Sarah Fielding & the Literary Fairy Tale

August 31, 2016

woman_with_crown

Design of “princess” by Meredith Eliassen, 2016

Englishwoman Sarah Fielding (1710-68), the younger sister of author Henry Fielding, created an innovative work that included whimsical stories of fairies, giants, and animals that taught lessons about controlling vanity, envy and pride. Her novel, The Governess, or, The Little Female Academy (1749), taught didactic lessons to girls from eight to twelve years of age. The Governess has been called the first novel for children, but it was actually the first novel written for adolescent girls. Fielding’s logic appeared in genres familiar to females — the fable and fairy tale. The Governess became a textbook; its clean logic was perfect for teaching fundamental critical thinking to girls, its innovative feminine rhetoric remains seminal to understanding early fairy tales published in the United States between 1790 and 1820.

In her Dedication, Fielding referred to John Locke’s pedagogical theories when she asserted an inclination toward moral excellence might be gained with the suppression of passion. John Locke (1632-1704), one of the most influential Enlightenment thinkers, suggested children could be educated to conform with a shift from the physical coercion to more modern psychological maneuvering.
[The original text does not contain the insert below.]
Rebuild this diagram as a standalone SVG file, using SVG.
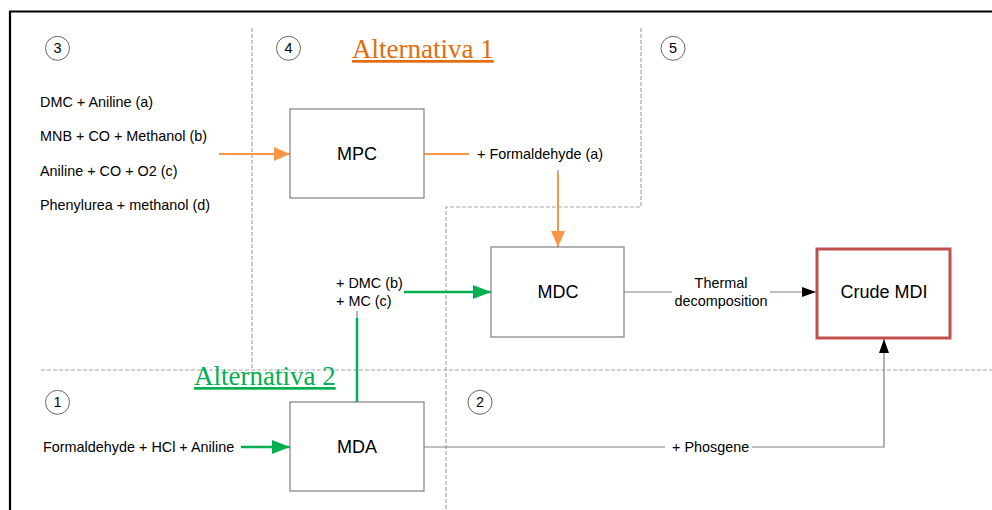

Fielding adapted the traditional practice of a tutor (or governor) teaching sons into a suitable literary text designed to teach daughters: “The design of the following Sheets is to endeavour to cultivate and early Inclination to Benevolence, and a Love of Virtue, in the Minds of young Women by trying to shew them, that their True Interest is concerned in cherishing and improving those amiable Dispositions into Habits; and in keeping down all rough and boisterous Passions; and that from this alone they can propose to themselves to arrive at true Happiness, in any of the Stations of Life allotted to the Female Character.”

The Governess was the first novel to depict realistic juvenile characters in recognizable settings. Its frame story centers on daily activities in a boarding school for adolescent girls. The action of the novel begins when Mrs. Teachum’s students resort to violence over apples. The initial conflict creates the justification for imbedding tales that lead to character development. The governess, Mrs. Teachum, employs persuasion rather than force to instruct. Mrs. Teachum encourages the girls to read stories to each other, and then instructs her assistant to point out morals in the stories: “The misses all agreed, that certainly it was of no Use to read, without understanding what they read.” Fielding concluded, “This I have endeavoured to inculcate, by those Methods of Fable and Moral, which have been recommended by the wisest Writers, as the most effectual means of conveying useful Instruction.”

British essayist Joseph Addison asserted that fables flourished during periods “when Learning [was] at its greatest Height.” Readings provoke pupils to confess incidents that build upon themes of how passion, lying, cunning, and envy adversely affect chances for happiness. Fielding led a movement to utilize oral traditions including fables to teach girls good moral conduct. “The Story of Caelia and Chloe,” an exemplary tale, warned of the danger of using deceit and exerting will. Twin sisters, twenty-two years old, meet an intelligent lieutenant colonel named Sempronius. He cannot determine which sister to marry, so he goes to Chloe and explains to her that he loves Caelia and wants to marry her. Chloe dissuades Sempronius by lying about Caelia’s character. Chloe tells him that her sister is prone to horrible fits of rage, and that she would make him a poor wife. Confused by this poor report of Caelia’s character, Sempronius next goes to Caelia with the same message, telling her that he loves her sister and wants to marry her. Caelia, who has a sweet and loving temperament, is disappointed by this confession, because indeed, she loves Sempronius deeply. However, unable to speak badly of her sister, Caelia blesses the union. Sempronius leaves when he notices the difference in behavior between the two sisters. He returns to explain to Caelia how Chloe badmouthed her, but Caelia refuses believe him. Chloe becomes ill when she realizes that Sempronious has caught her in a lie. As Chloe’s lies weigh on her conscience, her “dis-ease” grows. Sempronius leaves with his regiment, and Caelia remains by her sister’s side to nursing her. Chloe grows worse under the weight of her guilt, until she confesses her transgression. Caelia blesses Chloe’s engagement to Sempronius, and peace is restored when the truth because both are equally provided for in the story’s resolution.

The Governess equates happiness with conformity and group cohesion. Mrs. Teachum instructs her assistant to choose fairy tales that illustrate how patience can present opportunities to prevail in adversity: “But neither this high-sounding Language, nor the supernatural Contrivances in this Story do I so thoroughly approve, as to recommend them much to your Reading; except, as I said before, great Care is taken to prevent your being carried away, by these high-flown Things, from that Simplicity of Taste and Manners which is my chief Study to inculcate.”